Memoir by R. A. Lafferty
Galaxy was the golden magazine of science
fiction. At its best, there were nuggets in at least half its issues.
No one else came close to that.
Let the hills leap like
little lambs at the memory!
“About a Secret
Crocodile” was a shot in a war (since lost) against a cabal that was forcing “trendiness,”
whose other name is “unoriginality,” on the world.
Oh rise again and fight
some more, dead people!
Galaxy died several times from embracing this trendiness or
unoriginality. The “magazine-that-is-different”
became quite like all the other “magazines-that-are-different.” And it died because it spent all its
retrospection on things past.
The newest Galaxy editor, Hank Stine, is an experienced
resurrectionist. He brought a dead and
rotting Louisiana alligator back to life by laying his reanimating hands on it
and breathing into its nostrils. Later
he brought back to life a dead rabbit, a dead goat, and a little dead boy.
(He has not told these
things himself. Others have told them of
him.)
Now he will, probably
raise the magazine from its second or third death. You’ve got to have faith!
(If he isn’t still at
the helm when this appears, that just means that good guys move around a lot.)
Never trust a retrospectionist who isn’t two-faced. A little of that retrospection for the
future, please!
Galaxy, esto perpetua: Thou
art forever! (I hope.)
But, for all that, the
way-it-used-to-be was quite extraordinary.
The editors (Frederik Pohl, Martin H. Greenberg, and
Joseph D. Olander) introduce Lafferty’s memoir piece, which is followed
immediately by his collected short story ‘About a Secret Crocodile’, this way:
Raymond
[sic] Aloysius Lafferty began writing science
fiction when he was well past forty, producing a large body of work that can
only be described as wonderful, wild, and often bewildering. His is an original voice, and his contributions
to sf are only now becoming apparent.
Lafferty also meant a great deal to Galaxy in the 1960s, with something like 20 stories, including such major
works as “Sodom and Gomorrah, Texas” (December 1962), the fabulous “Slow
Tuesday Night” (April 1965), “Thus We Frustrate Charlemagne” (February 1967),
and “Primary Education of the Camiroi” (December 1966) and its “sequel” “Polity
and Custom of the Camiroi” (June 1967).
“About a Secret Crocodile” is one of
his best and most famous stories, one that rewards rereading time and time
again. Lafferty’s agent, Virginia Kidd,
tells us that whent eh story appeared in Galaxy, she received an indignant call from the
editors of Playboy magazine wanting
to know why they hadn’t seen it first.
Virginia says, “Frankly, it had never occurred to me that it was
anything but a Galaxy story, so that is where I sent it.”
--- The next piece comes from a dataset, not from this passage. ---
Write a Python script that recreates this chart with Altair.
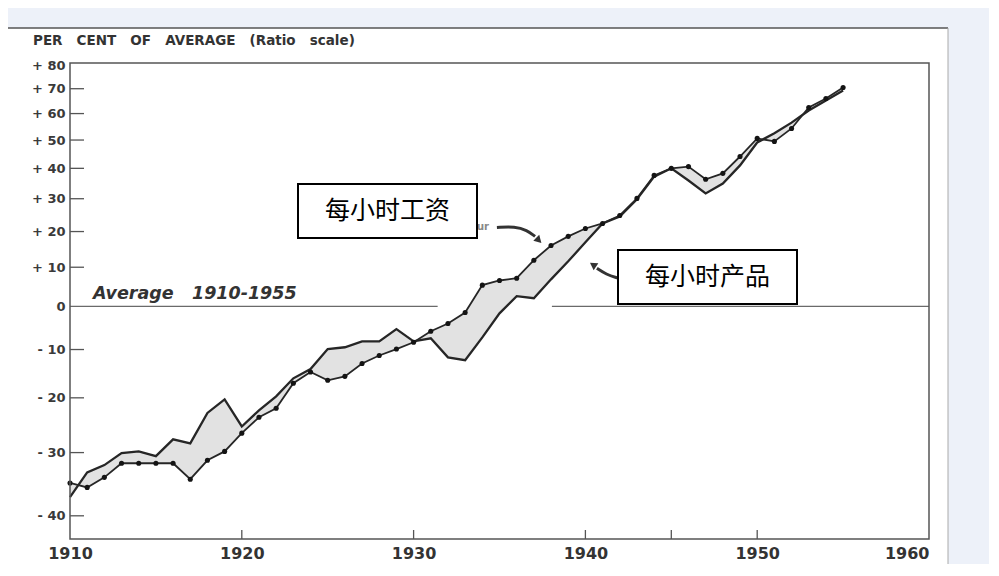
import altair as alt
import pandas as pd

# ---------------- data (per cent of 1910-1955 average, ratio scale) ----------------
years = list(range(1910, 1956))
wages_per_hour = [-35.0, -35.7, -34.1, -31.8, -31.8, -31.8, -31.8, -34.4, -31.3, -29.8,
                  -26.6, -23.7, -22.0, -17.1, -14.8, -16.5, -15.7, -13.0, -11.3, -9.9,
                  -8.4, -5.9, -4.1, -1.5, 5.3, 6.5, 7.1, 11.9, 16.0, 18.6,
                  20.9, 22.4, 24.8, 30.1, 37.6, 40.0, 40.6, 36.3, 38.3, 44.1,
                  50.6, 49.5, 54.3, 62.4, 66.0, 70.5]
output_per_hour = [-37.2, -33.3, -32.1, -30.1, -29.8, -30.6, -27.7, -28.4, -22.9, -20.3,
                   -25.4, -22.4, -19.7, -16.1, -14.2, -9.9, -9.5, -8.2, -8.2, -5.4,
                   -8.2, -7.5, -11.7, -12.3, -7.3, -1.7, 2.5, 2.0, 6.8, 11.6,
                   16.9, 22.4, 24.5, 29.8, 37.2, 40.0, 35.9, 31.7, 34.9, 41.0,
                   49.1, 52.5, 56.5, 61.2, 65.2, 69.3]

x_tick_labels = [1910, 1920, 1930, 1940, 1950, 1960]
x_inner_ticks = [1920, 1930, 1940, 1945, 1950]
y_tick_labels = [60, 70, 80, 90, 100, 110, 120, 130, 140, 150, 160, 170, 180]
y_inner_ticks = [60, 70, 80, 90, 110, 120, 130, 140, 150, 160, 170]

# "Average 1910-1955" reference line segments (interrupted where the curves pass)
avg_seg_start = [1910.0, 1938.05]
avg_seg_end = [1931.4, 1960.0]

# annotation arrows (year, per cent)
arrow_wage_x = [1934.85, 1935.90, 1936.60, 1937.07]
arrow_wage_y = [21.2, 21.5, 20.4, 18.6]
arrow_wage_head = (1937.24, 17.7)
arrow_out_x = [1941.90, 1941.20, 1940.67]
arrow_out_y = [7.1, 8.1, 9.7]
arrow_out_head = (1940.50, 10.5)

NB = "\u00a0"
GAP = " " + NB + NB
label_wages = "每小时工资"
label_output = "每小时产品"
y_title = GAP.join(["PER", "CENT", "OF", "AVERAGE", "(Ratio", "scale)"])
avg_text = "Average" + " " + NB * 2 + "1910-1955"

# ---------------- chart ----------------
W, H = 859, 476
INK = "#262626"

df = pd.DataFrame({"year": years, "wages": wages_per_hour, "output": output_per_hour})
df["w"] = 100 + df["wages"]
df["o"] = 100 + df["output"]

xs = alt.Scale(domain=[1910, 1960], nice=False, zero=False)
ys = alt.Scale(type="log", domain=[56.7, 181], nice=False, zero=False)

xaxis = alt.Axis(values=x_tick_labels, format="d", labelFontSize=16, labelFontWeight="bold",
                 labelFont="DejaVu Sans", labelColor="#333", ticks=False, tickSize=0,
                 domain=False, grid=False, labelPadding=6, title=None, zindex=1,
                 labelOverlap=False, labelBound=False, labelFlush=False,
                 labelAlign={"condition": {"test": "datum.value >= 1960", "value": "right"},
                             "value": "center"})
yaxis = alt.Axis(values=y_tick_labels, labelFontSize=13, labelFontWeight="bold",
                 labelFont="DejaVu Sans", labelColor="#3a3a3a", ticks=False, tickSize=0,
                 domain=False, grid=False, labelPadding=5, title=None, zindex=1,
                 labelOverlap=False,
                 labelExpr="datum.value == 100 ? '0' : (datum.value > 100 ? '+ ' + format(datum.value - 100, 'd') : '- ' + format(100 - datum.value, 'd'))")


def X(f):
    return alt.X(f, type="quantitative", scale=xs, axis=xaxis)


def Y(f):
    return alt.Y(f, type="quantitative", scale=ys, axis=yaxis)


one = pd.DataFrame({"a": [0]})

scan_bg = alt.Chart(one).mark_rect(color="white").encode(
    x=alt.value(-62), x2=alt.value(878), y=alt.value(-35), y2=alt.value(520))
scan_top = alt.Chart(one).mark_rule(color="#555", strokeWidth=1.5).encode(
    x=alt.value(-62), x2=alt.value(878), y=alt.value(-35))
scan_right = alt.Chart(one).mark_rule(color="#aaa", strokeWidth=1).encode(
    x=alt.value(878), y=alt.value(-35), y2=alt.value(520))

area = alt.Chart(df).mark_area(color="#e2e2e2").encode(x=X("year"), y=Y("w"), y2="o:Q")

avg_df = pd.DataFrame({"x0": avg_seg_start, "x1": avg_seg_end, "v": [100] * len(avg_seg_start)})
avg_line = alt.Chart(avg_df).mark_rule(color="#6a6a6a", strokeWidth=1.3).encode(
    x=X("x0"), x2="x1:Q", y=Y("v"))

out_line = alt.Chart(df).mark_line(color=INK, strokeWidth=2.3).encode(x=X("year"), y=Y("o"))
wage_line = alt.Chart(df).mark_line(color=INK, strokeWidth=1.8).encode(x=X("year"), y=Y("w"))
wage_dots = alt.Chart(df).mark_circle(color="#141414", size=26, opacity=1).encode(
    x=X("year"), y=Y("w"))

frame = alt.Chart(one).mark_rect(fillOpacity=0, stroke="#555", strokeWidth=1.5).encode(
    x=alt.value(0), x2=alt.value(W), y=alt.value(0), y2=alt.value(H))

xt = alt.Chart(pd.DataFrame({"t": x_inner_ticks})).mark_rule(color="#555", strokeWidth=1.3).encode(
    x=X("t"), y=alt.value(H), y2=alt.value(H - 9))
yt = alt.Chart(pd.DataFrame({"t": y_inner_ticks})).mark_rule(color="#555", strokeWidth=1.3).encode(
    y=Y("t"), x=alt.value(0), x2=alt.value(14))

title_txt = alt.Chart(one).mark_text(text=y_title, align="left", baseline="middle",
                                     font="DejaVu Sans", fontSize=13.5, fontWeight="bold",
                                     color="#333").encode(x=alt.value(-37), y=alt.value(-22))
avg_txt = alt.Chart(one).mark_text(text=avg_text, align="left", baseline="middle",
                                   font="DejaVu Sans", fontSize=17.5, fontWeight="bold",
                                   fontStyle="italic", color="#333").encode(
    x=alt.value(23), y=alt.value(231))
ur_txt = alt.Chart(one).mark_text(text="ur", align="center", baseline="middle",
                                  font="DejaVu Sans", fontSize=10, fontWeight="bold",
                                  color="#888").encode(x=alt.value(413), y=alt.value(164))

arr1_df = pd.DataFrame({"x": arrow_wage_x, "y": [100 + v for v in arrow_wage_y],
                        "i": list(range(len(arrow_wage_x)))})
arr2_df = pd.DataFrame({"x": arrow_out_x, "y": [100 + v for v in arrow_out_y],
                        "i": list(range(len(arrow_out_x)))})
arr1 = alt.Chart(arr1_df).mark_line(color="#333", strokeWidth=3, interpolate="basis").encode(
    x=X("x"), y=Y("y"), order="i:Q")
arr2 = alt.Chart(arr2_df).mark_line(color="#333", strokeWidth=3, interpolate="basis").encode(
    x=X("x"), y=Y("y"), order="i:Q")
head1 = alt.Chart(pd.DataFrame({"x": [arrow_wage_head[0]], "y": [100 + arrow_wage_head[1]]})).mark_point(
    shape="triangle", filled=True, size=70, angle=135, color="#333", opacity=1).encode(
    x=X("x"), y=Y("y"))
head2 = alt.Chart(pd.DataFrame({"x": [arrow_out_head[0]], "y": [100 + arrow_out_head[1]]})).mark_point(
    shape="triangle", filled=True, size=70, angle=304, color="#333", opacity=1).encode(
    x=X("x"), y=Y("y"))

box1 = alt.Chart(one).mark_rect(fill="white", stroke="black", strokeWidth=2).encode(
    x=alt.value(228), x2=alt.value(407), y=alt.value(121), y2=alt.value(175))
box2 = alt.Chart(one).mark_rect(fill="white", stroke="black", strokeWidth=2).encode(
    x=alt.value(548), x2=alt.value(727), y=alt.value(187), y2=alt.value(241))
t1 = alt.Chart(one).mark_text(text=label_wages, align="center", baseline="middle",
                              font="Noto Sans CJK SC", fontSize=25, color="black").encode(
    x=alt.value(317.5), y=alt.value(148))
t2 = alt.Chart(one).mark_text(text=label_output, align="center", baseline="middle",
                              font="Noto Sans CJK SC", fontSize=25, color="black").encode(
    x=alt.value(637.5), y=alt.value(214))

chart = alt.layer(
    scan_bg, scan_top, scan_right, area, avg_line, out_line, wage_line, wage_dots,
    frame, xt, yt, title_txt, avg_txt, ur_txt, arr1, arr2, head1, head2,
    box1, box2, t1, t2
).properties(
    width=W, height=H,
    autosize=alt.AutoSizeParams(type="none"),
    padding={"left": 62, "top": 55, "right": 60, "bottom": 25},
    background="#edf1f9",
).configure_view(stroke=None)

chart.save("out.html", embed_options={"renderer": "svg", "actions": False})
[I for one can vouch that this particular story has
hit me with new and profound depths of both artistry and significance every
time I’ve read it over the years. It is
of keen relevance to our current meta-culture of opinion-forming social
networks such as Facebook, Twitter, Tumblr, Google +, Buzz Feed, and so on. Lafferty did oddly fit the usual projected
role of an SF writer being a ‘prophet’, but he did so, as Neil Gaiman has
recently remarked, in an uncanny social, cultural, psychological, and
philosophical way rather than in a technological way. Then again, his social ‘predictions’ are all
about current information technology. So
really, he fit that aspect of the role too.]